### [Requirements]
Exact reproduction of the data is required, with images excluded.

^^^^^^^^^^^^^^^^

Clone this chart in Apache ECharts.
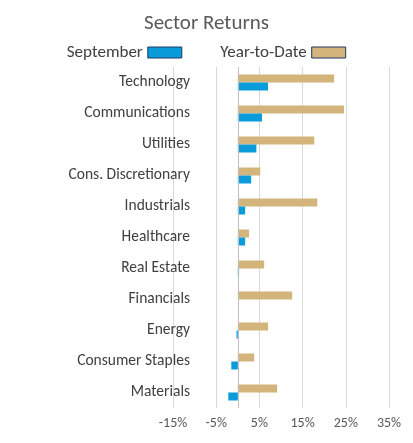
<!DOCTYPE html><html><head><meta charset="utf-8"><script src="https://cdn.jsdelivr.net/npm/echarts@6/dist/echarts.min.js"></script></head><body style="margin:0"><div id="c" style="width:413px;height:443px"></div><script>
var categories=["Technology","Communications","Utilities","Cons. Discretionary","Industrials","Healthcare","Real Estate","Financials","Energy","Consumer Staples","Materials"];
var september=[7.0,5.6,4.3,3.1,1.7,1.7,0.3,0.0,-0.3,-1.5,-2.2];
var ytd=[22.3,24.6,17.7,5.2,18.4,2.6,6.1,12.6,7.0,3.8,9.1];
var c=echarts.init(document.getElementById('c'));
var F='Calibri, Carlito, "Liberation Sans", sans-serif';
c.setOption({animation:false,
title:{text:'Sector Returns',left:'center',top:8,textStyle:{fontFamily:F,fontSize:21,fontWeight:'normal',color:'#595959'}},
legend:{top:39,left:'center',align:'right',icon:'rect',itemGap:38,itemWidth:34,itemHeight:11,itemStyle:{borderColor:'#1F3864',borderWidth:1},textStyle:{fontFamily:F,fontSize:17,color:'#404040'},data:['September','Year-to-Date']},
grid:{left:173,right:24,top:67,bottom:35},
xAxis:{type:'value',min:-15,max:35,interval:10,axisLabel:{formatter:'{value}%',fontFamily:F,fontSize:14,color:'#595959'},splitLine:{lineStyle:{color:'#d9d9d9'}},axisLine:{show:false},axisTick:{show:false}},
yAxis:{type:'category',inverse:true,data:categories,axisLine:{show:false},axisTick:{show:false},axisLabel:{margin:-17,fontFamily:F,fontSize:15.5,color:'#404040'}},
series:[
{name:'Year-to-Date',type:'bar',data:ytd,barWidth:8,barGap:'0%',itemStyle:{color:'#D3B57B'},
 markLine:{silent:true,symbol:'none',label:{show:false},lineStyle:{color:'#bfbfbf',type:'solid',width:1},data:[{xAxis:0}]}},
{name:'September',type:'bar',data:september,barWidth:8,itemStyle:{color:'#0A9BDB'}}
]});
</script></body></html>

^^^^^^^^^^^^^^^^

### [Solution for this task]
Clone this chart in Apache ECharts.
<!DOCTYPE html><html><head><meta charset="utf-8"><script src="https://cdn.jsdelivr.net/npm/echarts@6/dist/echarts.min.js"></script></head><body style="margin:0"><div id="c" style="width:413px;height:443px"></div><script>
var categories=["Technology","Communications","Utilities","Cons. Discretionary","Industrials","Healthcare","Real Estate","Financials","Energy","Consumer Staples","Materials"];
var september=[7.0,5.6,4.3,3.1,1.7,1.7,0.3,0.0,-0.3,-1.5,-2.2];
var ytd=[22.3,24.6,17.7,5.2,18.4,2.6,6.1,12.6,7.0,3.8,9.1];
var c=echarts.init(document.getElementById('c'));
var F='Calibri, Carlito, "Liberation Sans", sans-serif';
c.setOption({animation:false,
title:{text:'Sector Returns',left:'center',top:8,textStyle:{fontFamily:F,fontSize:21,fontWeight:'normal',color:'#595959'}},
legend:{top:39,left:'center',align:'right',icon:'rect',itemGap:38,itemWidth:34,itemHeight:11,itemStyle:{borderColor:'#1F3864',borderWidth:1},textStyle:{fontFamily:F,fontSize:17,color:'#404040'},data:['September','Year-to-Date']},
grid:{left:173,right:24,top:67,bottom:35},
xAxis:{type:'value',min:-15,max:35,interval:10,axisLabel:{formatter:'{value}%',fontFamily:F,fontSize:14,color:'#595959'},splitLine:{lineStyle:{color:'#d9d9d9'}},axisLine:{show:false},axisTick:{show:false}},
yAxis:{type:'category',inverse:true,data:categories,axisLine:{show:false},axisTick:{show:false},axisLabel:{margin:-17,fontFamily:F,fontSize:15.5,color:'#404040'}},
series:[
{name:'Year-to-Date',type:'bar',data:ytd,barWidth:8,barGap:'0%',itemStyle:{color:'#D3B57B'},
 markLine:{silent:true,symbol:'none',label:{show:false},lineStyle:{color:'#bfbfbf',type:'solid',width:1},data:[{xAxis:0}]}},
{name:'September',type:'bar',data:september,barWidth:8,itemStyle:{color:'#0A9BDB'}}
]});
</script></body></html>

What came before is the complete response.